26 de julio, Hospital Saturnino Lora

No pudieron llevarlas en el carro hasta las puertas del hospital. Antes de ingresar, las muchachas atravesaron una balacera –ya Abel había iniciado la actividad–. Vestidas de civil, con pantalón y pañuelo anudado en la cabeza, Melba y Haydée comenzaron a atender a los heridos: los dos primeros, soldados de la dictadura. Sin embargo, ellas no descuidaban la situación del combate.

Luego, como había fracasado el factor sorpresa en el asalto al Moncada, los combatientes que estaban en el Saturnino quedaron cercados. Abel se percató de aquella situación y se reunió con las jóvenes para hacerles una última petición: “Ustedes, como mujeres, tienen más probabilidades de sobrevivir. No se arriesguen. Tienen que quedar alguien para contar lo que pasó aquí”.

La resistencia al interior de la instalación hospitalaria continuó hasta que el fracaso se hizo inminente. A último minuto, los asaltantes decidieron enmascararse entre el personal médico, excepto Abel. Fueron Melba y Haydée las que lograron convencerlo de que se hiciera pasar por un paciente, con un parche en un ojo –quizás, el mismo que le enseñarían después a la hermana, como muestra de las torturas–.

Aquella idea de simulación no funcionó como se esperaba: un chivato de la policía entró al hospital desde el inicio del enfrentamiento. Este identificó a la mayoría de los combatientes y los acusó frente a los esbirros. A Muñoz y las muchachas los apresaron más tarde. Ellas presenciaron el asesinato de la persona que abogó por llevarlas a apoyar el asalto.

Y aunque Melba y Haydée no recibieron disparos, ni les magullaron sus bocas, sí las arrastraron como bultos para que contemplaran aquel espectáculo de sangre por doquier: pisos, paredes, techos, tragantes… Cada grito de dolor o muerte representaba una bala para estas mujeres. Conocieron de las muertes de Boris Luis y Abel –los grandes amores de Haydée–, pero nadie pudo sacar palabra alguna de sus bocas. Ni el mismísimo Eulalio González, con un ojo de Abel en sus manos ensangrentadas, logró que Yeyé delatara a sus compañeros.

Como ella explicaría después: “Hay esos momentos en que nada asusta, ni la sangre, ni las ráfagas de ametralladoras, ni el humo, ni la peste a carne quemada, a carne rota y sucia, ni el olor a sangre coagulada, ni la sangre en las manos, ni la carne a pedazos deshaciéndose en las manos, ni el quejido del que va a morir. Ni el silencio aterrador que hay en los ojos de los que han muerto. Ni las bocas semiabierta donde parece que hay una palabra que de ser dicha nos va a helar el alma” (…) Y hay ese otro momento en que ni la tortura, ni la humillación, ni la amenaza pueden contra esa pasión que nos trajo al Moncada”.

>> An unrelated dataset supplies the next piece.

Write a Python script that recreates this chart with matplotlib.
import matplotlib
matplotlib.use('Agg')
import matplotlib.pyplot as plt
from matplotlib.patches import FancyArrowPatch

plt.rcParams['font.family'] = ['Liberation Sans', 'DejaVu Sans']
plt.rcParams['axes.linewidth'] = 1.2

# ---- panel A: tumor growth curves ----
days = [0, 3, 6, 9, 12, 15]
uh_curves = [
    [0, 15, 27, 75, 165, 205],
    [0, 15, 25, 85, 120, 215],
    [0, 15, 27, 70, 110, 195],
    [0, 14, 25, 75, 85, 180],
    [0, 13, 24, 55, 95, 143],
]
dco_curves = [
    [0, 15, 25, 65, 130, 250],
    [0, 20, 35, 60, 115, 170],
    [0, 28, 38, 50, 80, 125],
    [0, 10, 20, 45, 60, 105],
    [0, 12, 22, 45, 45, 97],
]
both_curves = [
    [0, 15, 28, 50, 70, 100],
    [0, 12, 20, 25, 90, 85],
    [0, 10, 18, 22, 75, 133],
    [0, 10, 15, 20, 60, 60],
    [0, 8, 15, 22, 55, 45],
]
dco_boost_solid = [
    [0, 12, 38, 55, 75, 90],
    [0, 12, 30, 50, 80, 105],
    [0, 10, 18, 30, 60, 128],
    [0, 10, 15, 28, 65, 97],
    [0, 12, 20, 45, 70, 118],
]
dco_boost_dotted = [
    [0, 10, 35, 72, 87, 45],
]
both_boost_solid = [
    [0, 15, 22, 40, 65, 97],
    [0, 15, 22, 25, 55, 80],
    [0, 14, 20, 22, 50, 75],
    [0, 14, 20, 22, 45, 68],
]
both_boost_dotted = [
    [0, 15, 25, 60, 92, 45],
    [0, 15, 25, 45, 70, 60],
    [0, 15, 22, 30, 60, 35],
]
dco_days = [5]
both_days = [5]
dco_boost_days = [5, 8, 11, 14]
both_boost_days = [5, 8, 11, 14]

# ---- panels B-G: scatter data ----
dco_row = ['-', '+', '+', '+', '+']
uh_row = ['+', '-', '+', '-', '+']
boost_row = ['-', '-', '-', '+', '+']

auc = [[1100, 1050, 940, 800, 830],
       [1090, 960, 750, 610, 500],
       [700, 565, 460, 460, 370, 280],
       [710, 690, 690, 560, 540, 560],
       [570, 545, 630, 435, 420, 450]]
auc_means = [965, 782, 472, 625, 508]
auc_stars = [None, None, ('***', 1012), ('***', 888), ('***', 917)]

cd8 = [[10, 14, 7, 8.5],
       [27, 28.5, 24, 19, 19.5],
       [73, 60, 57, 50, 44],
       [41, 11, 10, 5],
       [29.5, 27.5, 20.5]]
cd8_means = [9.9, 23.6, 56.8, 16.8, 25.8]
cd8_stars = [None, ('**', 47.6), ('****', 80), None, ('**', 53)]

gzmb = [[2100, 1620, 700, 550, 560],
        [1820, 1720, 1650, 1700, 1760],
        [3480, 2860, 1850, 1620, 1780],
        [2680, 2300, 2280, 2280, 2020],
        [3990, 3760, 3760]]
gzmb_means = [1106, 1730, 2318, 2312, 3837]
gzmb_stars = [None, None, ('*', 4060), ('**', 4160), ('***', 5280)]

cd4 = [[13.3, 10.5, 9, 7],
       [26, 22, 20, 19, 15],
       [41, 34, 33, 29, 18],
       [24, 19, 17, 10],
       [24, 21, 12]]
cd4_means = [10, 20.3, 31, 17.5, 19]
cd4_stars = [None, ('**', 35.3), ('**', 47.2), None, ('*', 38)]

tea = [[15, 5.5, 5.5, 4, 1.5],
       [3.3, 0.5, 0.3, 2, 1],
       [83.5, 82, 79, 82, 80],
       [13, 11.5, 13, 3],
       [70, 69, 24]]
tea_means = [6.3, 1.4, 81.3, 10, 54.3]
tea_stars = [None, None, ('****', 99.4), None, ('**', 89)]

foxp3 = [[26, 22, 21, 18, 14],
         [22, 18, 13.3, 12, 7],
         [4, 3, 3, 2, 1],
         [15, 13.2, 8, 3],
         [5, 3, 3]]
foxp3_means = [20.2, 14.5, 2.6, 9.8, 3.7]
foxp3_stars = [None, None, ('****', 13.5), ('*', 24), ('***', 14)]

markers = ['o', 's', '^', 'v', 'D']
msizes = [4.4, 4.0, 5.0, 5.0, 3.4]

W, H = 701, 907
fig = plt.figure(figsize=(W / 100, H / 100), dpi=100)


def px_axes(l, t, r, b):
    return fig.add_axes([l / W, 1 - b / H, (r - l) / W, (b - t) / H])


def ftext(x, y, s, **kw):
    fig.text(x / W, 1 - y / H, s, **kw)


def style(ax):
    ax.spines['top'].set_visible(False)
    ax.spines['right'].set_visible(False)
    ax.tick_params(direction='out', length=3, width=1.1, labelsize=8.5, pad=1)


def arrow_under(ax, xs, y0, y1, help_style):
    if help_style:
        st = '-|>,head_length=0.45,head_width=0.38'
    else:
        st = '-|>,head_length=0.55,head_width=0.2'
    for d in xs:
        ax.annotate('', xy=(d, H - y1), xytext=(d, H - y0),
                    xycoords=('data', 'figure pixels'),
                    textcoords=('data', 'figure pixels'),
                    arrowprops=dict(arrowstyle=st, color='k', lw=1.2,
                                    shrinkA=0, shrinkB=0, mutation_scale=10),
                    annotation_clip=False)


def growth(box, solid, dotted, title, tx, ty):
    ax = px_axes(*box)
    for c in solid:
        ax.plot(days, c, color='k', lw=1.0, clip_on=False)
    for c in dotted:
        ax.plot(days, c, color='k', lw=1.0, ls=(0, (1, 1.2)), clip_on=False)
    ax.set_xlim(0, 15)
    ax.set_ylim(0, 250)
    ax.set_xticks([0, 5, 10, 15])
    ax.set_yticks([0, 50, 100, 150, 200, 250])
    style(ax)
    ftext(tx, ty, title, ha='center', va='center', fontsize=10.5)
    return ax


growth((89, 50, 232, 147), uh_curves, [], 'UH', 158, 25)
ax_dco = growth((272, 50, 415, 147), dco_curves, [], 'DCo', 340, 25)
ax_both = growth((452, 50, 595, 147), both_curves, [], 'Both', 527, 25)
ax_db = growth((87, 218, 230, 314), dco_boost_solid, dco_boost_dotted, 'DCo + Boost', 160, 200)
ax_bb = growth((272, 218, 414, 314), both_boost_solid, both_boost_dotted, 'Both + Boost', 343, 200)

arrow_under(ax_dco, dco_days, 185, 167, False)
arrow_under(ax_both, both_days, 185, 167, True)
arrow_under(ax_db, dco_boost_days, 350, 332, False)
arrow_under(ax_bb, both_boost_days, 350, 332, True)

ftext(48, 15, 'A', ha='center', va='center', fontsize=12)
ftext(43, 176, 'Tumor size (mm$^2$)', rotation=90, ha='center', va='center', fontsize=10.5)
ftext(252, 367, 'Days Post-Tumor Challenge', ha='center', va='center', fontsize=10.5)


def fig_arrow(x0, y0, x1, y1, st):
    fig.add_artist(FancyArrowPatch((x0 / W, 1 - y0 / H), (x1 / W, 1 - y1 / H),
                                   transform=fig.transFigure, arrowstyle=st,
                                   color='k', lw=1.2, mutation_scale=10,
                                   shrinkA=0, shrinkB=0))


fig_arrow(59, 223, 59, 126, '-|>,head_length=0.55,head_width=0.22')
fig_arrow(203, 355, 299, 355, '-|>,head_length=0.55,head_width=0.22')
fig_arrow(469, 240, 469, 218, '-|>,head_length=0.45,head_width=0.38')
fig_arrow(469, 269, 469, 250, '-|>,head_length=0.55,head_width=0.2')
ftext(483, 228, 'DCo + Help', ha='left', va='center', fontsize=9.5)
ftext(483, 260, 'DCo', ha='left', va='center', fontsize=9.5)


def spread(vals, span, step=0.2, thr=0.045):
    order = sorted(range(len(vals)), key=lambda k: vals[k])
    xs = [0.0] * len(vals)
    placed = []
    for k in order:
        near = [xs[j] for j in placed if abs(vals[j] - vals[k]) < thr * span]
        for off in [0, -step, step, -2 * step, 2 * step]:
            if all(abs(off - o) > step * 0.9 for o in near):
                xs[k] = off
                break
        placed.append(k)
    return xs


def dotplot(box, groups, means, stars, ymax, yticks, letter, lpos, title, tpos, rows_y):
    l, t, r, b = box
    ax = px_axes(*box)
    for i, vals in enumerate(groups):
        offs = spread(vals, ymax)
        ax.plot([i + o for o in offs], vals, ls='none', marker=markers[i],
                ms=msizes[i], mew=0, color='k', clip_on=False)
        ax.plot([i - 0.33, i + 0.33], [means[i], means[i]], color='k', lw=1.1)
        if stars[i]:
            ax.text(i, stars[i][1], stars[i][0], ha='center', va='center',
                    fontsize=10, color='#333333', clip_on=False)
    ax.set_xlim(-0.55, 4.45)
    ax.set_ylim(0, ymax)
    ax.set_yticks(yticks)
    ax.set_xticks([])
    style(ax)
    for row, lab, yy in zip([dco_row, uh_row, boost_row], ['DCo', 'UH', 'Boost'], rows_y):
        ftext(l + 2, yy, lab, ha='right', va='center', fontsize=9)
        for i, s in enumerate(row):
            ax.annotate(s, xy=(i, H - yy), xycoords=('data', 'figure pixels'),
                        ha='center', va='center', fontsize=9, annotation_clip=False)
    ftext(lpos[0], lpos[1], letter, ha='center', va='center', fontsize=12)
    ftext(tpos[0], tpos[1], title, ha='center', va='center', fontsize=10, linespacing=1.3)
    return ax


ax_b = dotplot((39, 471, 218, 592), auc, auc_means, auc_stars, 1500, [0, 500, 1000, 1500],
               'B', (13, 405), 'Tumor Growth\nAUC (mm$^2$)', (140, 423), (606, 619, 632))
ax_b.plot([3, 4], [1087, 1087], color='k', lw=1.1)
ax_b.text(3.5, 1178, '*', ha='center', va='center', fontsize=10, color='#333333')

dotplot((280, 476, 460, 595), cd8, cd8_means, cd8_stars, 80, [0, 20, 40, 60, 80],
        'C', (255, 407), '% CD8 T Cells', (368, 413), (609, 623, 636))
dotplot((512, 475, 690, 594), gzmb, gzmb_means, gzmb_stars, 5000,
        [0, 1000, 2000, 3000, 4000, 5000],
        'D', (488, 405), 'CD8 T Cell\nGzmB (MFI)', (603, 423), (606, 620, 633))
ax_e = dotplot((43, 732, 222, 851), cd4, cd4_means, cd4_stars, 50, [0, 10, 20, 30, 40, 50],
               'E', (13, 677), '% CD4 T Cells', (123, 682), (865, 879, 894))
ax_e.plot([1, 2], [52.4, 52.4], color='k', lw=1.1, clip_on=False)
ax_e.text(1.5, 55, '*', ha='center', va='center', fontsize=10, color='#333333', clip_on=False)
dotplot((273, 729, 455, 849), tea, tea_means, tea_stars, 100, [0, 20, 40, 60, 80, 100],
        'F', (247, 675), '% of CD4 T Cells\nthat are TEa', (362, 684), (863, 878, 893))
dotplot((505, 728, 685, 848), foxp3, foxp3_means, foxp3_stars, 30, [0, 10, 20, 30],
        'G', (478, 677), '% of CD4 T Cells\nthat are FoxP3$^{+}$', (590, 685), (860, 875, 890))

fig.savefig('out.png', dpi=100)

Para ellas, las horas de julio se ralentizaron por la violencia psicológica y la tristeza interna por tantas torturas y asesinatos. Así pasó Melba su cumpleaños 32, dos días después de la acción.

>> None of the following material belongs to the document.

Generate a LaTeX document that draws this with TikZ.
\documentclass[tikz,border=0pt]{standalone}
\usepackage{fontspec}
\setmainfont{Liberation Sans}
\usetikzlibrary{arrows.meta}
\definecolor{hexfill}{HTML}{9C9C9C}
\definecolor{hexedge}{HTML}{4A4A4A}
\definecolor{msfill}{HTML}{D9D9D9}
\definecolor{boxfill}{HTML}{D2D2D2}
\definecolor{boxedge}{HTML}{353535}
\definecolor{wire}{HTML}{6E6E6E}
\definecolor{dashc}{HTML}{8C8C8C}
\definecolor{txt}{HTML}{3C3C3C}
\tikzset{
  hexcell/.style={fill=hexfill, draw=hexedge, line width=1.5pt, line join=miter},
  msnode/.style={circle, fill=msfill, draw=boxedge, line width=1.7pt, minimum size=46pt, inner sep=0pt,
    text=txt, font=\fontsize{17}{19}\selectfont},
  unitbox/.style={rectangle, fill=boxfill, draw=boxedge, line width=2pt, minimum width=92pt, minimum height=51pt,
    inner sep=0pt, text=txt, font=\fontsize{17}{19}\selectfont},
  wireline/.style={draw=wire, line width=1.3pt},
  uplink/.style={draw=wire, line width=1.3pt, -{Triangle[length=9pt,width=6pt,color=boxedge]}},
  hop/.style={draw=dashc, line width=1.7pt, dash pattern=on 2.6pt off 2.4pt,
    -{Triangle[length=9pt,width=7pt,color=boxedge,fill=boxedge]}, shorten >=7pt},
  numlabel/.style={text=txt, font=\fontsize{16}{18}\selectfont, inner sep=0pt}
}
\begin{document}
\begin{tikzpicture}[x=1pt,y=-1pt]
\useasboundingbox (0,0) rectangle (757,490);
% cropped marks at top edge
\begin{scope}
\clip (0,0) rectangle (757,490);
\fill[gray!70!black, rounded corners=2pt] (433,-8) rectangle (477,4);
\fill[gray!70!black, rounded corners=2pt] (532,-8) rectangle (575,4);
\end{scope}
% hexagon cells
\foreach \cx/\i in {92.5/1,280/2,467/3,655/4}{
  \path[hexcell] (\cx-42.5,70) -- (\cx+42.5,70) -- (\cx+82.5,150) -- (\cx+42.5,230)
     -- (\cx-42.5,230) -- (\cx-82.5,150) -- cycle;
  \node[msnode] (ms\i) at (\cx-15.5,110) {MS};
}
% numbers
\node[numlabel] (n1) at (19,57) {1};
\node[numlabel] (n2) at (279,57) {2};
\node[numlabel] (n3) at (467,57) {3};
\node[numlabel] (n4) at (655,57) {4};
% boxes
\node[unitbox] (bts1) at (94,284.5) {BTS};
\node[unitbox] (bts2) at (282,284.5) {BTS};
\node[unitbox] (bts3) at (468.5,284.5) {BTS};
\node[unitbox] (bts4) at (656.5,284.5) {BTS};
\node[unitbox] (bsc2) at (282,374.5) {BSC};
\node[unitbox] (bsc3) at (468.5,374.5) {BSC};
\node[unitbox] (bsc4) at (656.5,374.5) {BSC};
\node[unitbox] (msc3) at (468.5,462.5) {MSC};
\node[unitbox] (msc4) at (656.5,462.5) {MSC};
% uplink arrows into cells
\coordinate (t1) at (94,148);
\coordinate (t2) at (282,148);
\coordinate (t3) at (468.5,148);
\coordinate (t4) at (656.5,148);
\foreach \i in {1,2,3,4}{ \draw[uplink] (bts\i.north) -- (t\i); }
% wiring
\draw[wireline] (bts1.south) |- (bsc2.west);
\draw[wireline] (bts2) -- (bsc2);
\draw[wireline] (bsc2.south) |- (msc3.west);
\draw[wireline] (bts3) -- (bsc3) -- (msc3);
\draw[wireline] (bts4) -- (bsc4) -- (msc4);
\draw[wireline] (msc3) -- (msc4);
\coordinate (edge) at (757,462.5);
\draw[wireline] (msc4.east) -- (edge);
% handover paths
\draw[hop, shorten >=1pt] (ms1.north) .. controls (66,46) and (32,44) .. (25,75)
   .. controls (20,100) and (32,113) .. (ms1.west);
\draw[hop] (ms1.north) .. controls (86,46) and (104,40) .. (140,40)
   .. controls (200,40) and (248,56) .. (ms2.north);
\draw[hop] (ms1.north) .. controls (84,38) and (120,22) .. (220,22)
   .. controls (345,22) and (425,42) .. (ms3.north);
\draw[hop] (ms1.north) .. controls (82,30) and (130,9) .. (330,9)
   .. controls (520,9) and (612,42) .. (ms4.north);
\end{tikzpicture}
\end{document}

Con ese cúmulo de emociones, Melba y Haydée llegaron al vivac de Santiago de Cuba, a la cárcel de Boniato, y al Reclusorio Nacional para Mujeres de Guanajay, después. En este último sitio, pasaron la mayor parte de la condena de siete meses, con la certeza de que en el Moncada habían iniciado un camino hacia la libertad, pero debían continuarlo, para conquistarla.

*Para la elaboración de este artículo se consultaron los libros Melba, mujer de todos los tiempos (2005) y La pasión que me llevó al Moncada (2013).